Aujourd’hui encore, Mme de Staël ne reçoit, dans les livres de littérature, qu’une place exiguë. On salue qu’elle ait popularisé en France les auteurs allemands, jusqu’alors méconnus de ce côté du Rhin, ouvrant ainsi la voie au romantisme français. Plus récemment, on l’a récupérée parmi les pionnières du féminisme. De fait, ses romans Delphine ou Corinne représentent des femmes victimes des contraintes sociales et qui tentent de s’en libérer. Ajoutons ses Réflexions sur le procès de la Reine, plaidoyer en faveur de Marie-Antoinette vue comme une victime de la brutalité politique masculine, truchement pour s’adresser à toutes les femmes soumises et pour dénoncer les misères de la condition féminine.

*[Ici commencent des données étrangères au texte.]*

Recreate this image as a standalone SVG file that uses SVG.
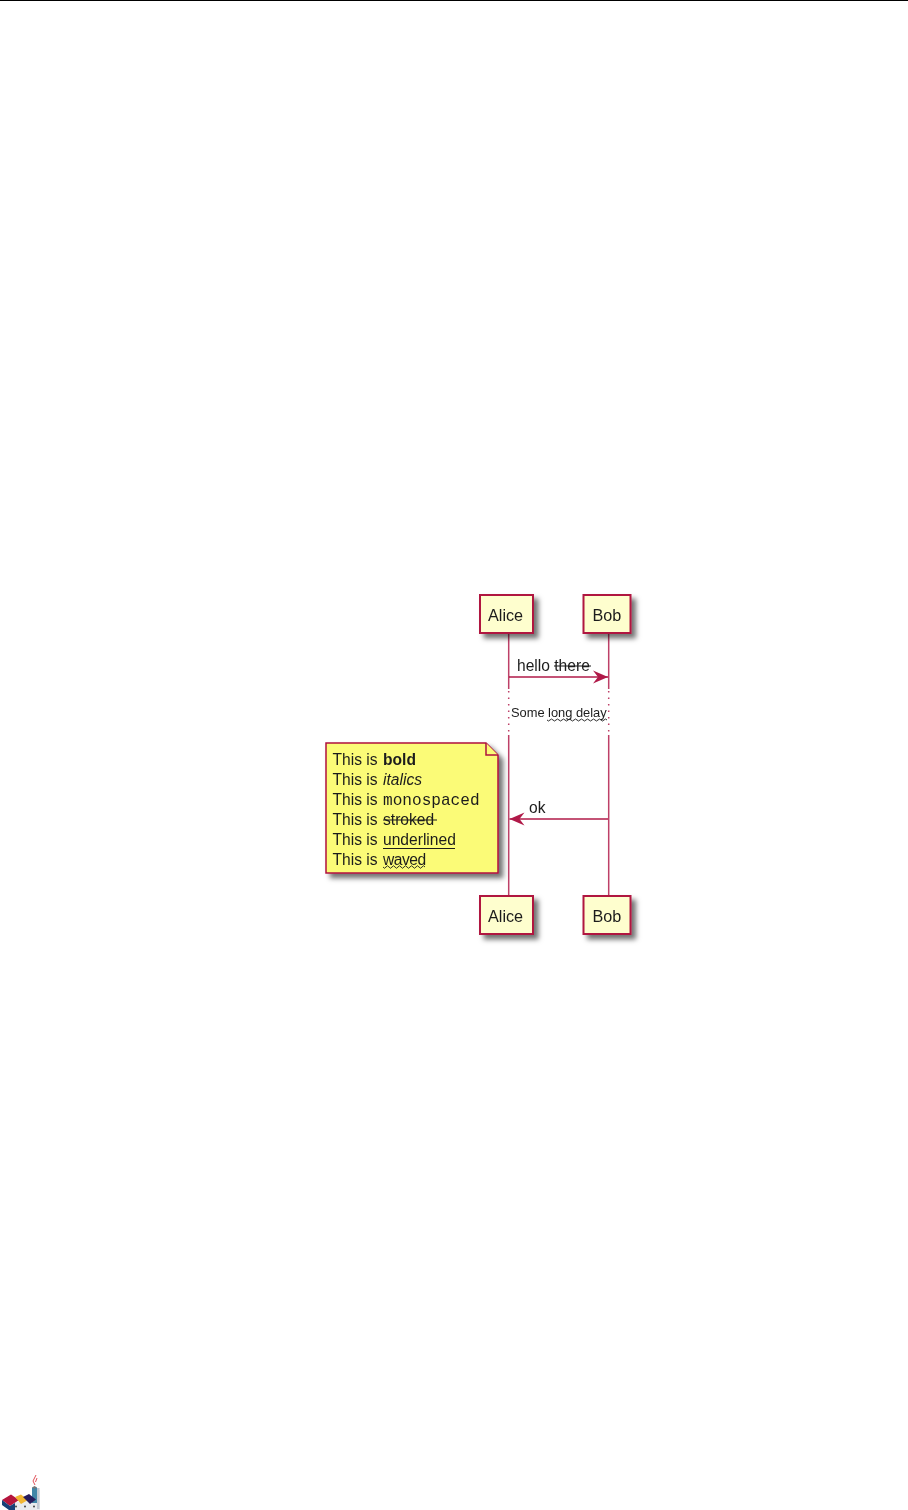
<svg xmlns="http://www.w3.org/2000/svg" width="908" height="1510" viewBox="0 0 908 1510">
<style>
text{font-family:"Liberation Sans",Arial,sans-serif;fill:#1c1c1c}
.t{font-size:16.2px}
.h{font-size:15.6px}
.n{font-size:15.6px}
.d{font-size:12.9px}
.m{font-family:"Liberation Mono","Courier New",monospace;font-size:16.1px}
.box{fill:#fefece;stroke:#b0123f;stroke-width:2}
.note{fill:#fbfb77;stroke:#b0123f;stroke-width:1.5}
.life{stroke:#a80036;stroke-width:1.5;opacity:.75;fill:none}
.dot{stroke-dasharray:1.5 5}
.msg{stroke:#a80036;stroke-width:1.4;fill:none;opacity:.9}
.st{stroke:#1c1c1c;stroke-width:1.2;fill:none}
.wv{stroke:#1c1c1c;stroke-width:.9;fill:none}
.sh{filter:url(#s)}
.soft{filter:url(#b)}
</style>
<defs>
<filter id="s" x="-20%" y="-20%" width="150%" height="150%"><feDropShadow dx="4.500" dy="4.500" stdDeviation="2.500" flood-color="#000" flood-opacity=".55"/></filter>
<filter id="b" x="0" y="0" width="908" height="1510" filterUnits="userSpaceOnUse"><feGaussianBlur stdDeviation=".35"/></filter>
<marker id="a" markerUnits="userSpaceOnUse" markerWidth="16" markerHeight="14" refX="15" refY="7" orient="auto"><path d="M0 .5L15 7L0 13.500L5 7Z" fill="#a80036"/></marker>
</defs>
<rect width="908" height="1510" fill="#fff"/>
<rect width="908" height="1" fill="#000"/>
<g class="soft">
<g id="connectors">
<path class="life" d="M508.700 634V689M508.700 735V896M608.700 634V689M608.700 735V896"/>
<path class="life dot" d="M508.700 691V735M608.700 691V735"/>
<path class="msg" marker-end="url(#a)" d="M509 677H608"/>
<path class="msg" marker-end="url(#a)" d="M608 819H509.500"/>
</g>
<g id="alice-top"><rect class="box sh" x="480" y="595" width="53" height="38"/><text class="t" x="488" y="620.500">Alice</text></g>
<g id="bob-top"><rect class="box sh" x="583.500" y="595" width="47" height="38"/><text class="t" x="592.500" y="620.500">Bob</text></g>
<g id="alice-bottom"><rect class="box sh" x="480" y="896" width="53" height="38"/><text class="t" x="488" y="921.500">Alice</text></g>
<g id="bob-bottom"><rect class="box sh" x="583.500" y="896" width="47" height="38"/><text class="t" x="592.500" y="921.500">Bob</text></g>
<g id="msg-hello"><text class="h" x="517" y="671">hello there</text><path class="st" d="M554 666H591"/></g>
<g id="delay"><text class="d" x="511" y="717" style="letter-spacing:-.03px">Some long delay</text><path class="wv" d="M547 720q1.500 2 3 0t3 0t3 0t3 0t3 0t3 0t3 0t3 0t3 0t3 0t3 0t3 0t3 0t3 0t3 0t3 0t3 0t3 0t3 0t3 0"/></g>
<g id="msg-ok"><text class="h" x="529" y="813">ok</text></g>
<g id="note">
<path class="note sh" d="M326 743H486L498 755V873H326Z"/>
<path class="note" d="M486 743V755H498"/>
<text class="n" x="332.500" y="765">This is <tspan x="383" font-weight="bold">bold</tspan></text>
<text class="n" x="332.500" y="785">This is <tspan x="383" font-style="italic">italics</tspan></text>
<text class="n" x="332.500" y="805">This is <tspan x="383" class="m">monospaced</tspan></text>
<text class="n" x="332.500" y="825">This is <tspan x="383">stroked</tspan></text>
<path class="st" d="M383 820H437"/>
<text class="n" x="332.500" y="845">This is <tspan x="383">underlined</tspan></text>
<path class="st" d="M383 848.500H455"/>
<text class="n" x="332.500" y="865">This is <tspan x="383" style="letter-spacing:-.5px">waved</tspan></text>
<path class="wv" d="M383 867q1.500 2.500 3 0t3 0t3 0t3 0t3 0t3 0t3 0t3 0t3 0t3 0t3 0t3 0t3 0t3 0"/>
</g>
<g id="logo">
<path d="M14 1503L33 1497V1490H40V1510H14Z" fill="#e8ebee"/>
<path d="M32 1487.500H37V1503H32Z" fill="#3f86a8"/>
<path d="M37 1488V1509H39.500V1488Z" fill="#c2c8d2"/>
<path d="M32 1487.500L34.500 1486L37 1487.500L34.500 1489Z" fill="#777"/>
<path d="M2 1500L11 1494.500L19 1500L10 1506Z" fill="#b5123c"/>
<path d="M2 1500L10 1506L15 1503V1510H9L2 1505Z" fill="#123f78"/>
<path d="M15 1497L21 1494.500L28 1500L21 1504Z" fill="#f2b632"/>
<path d="M23 1497L29 1494L36 1499.500L30 1504Z" fill="#251a5c"/>
<path d="M36 1475L33 1481L35 1485M37 1478L35.500 1482" stroke="#e0505a" stroke-width="1" fill="none"/>
<g fill="#444"><circle cx="16" cy="1506.500" r="1"/><circle cx="25" cy="1506.500" r="1"/><circle cx="34" cy="1506.500" r="1"/></g>
</g>
</g>
</svg>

La postérité de Mme de Staël n’en demeure pas moins ardue : les royalistes l’ont jugée trop libérale, les libéraux trop républicaine, les républicains trop féministe, les féministes trop royaliste ; elle était trop allemande aux yeux des Français, trop française aux yeux des Allemands ; trop classique pour les romantiques et trop romantique pour les classiques ; quant aux bonapartistes, ils la trouvaient à la fois trop aristocratique, trop cosmopolite, trop indépendante, trop libre en un mot ; mais tout le monde s’est toujours accordé sur un point, c’est qu’elle était vraiment trop bavarde.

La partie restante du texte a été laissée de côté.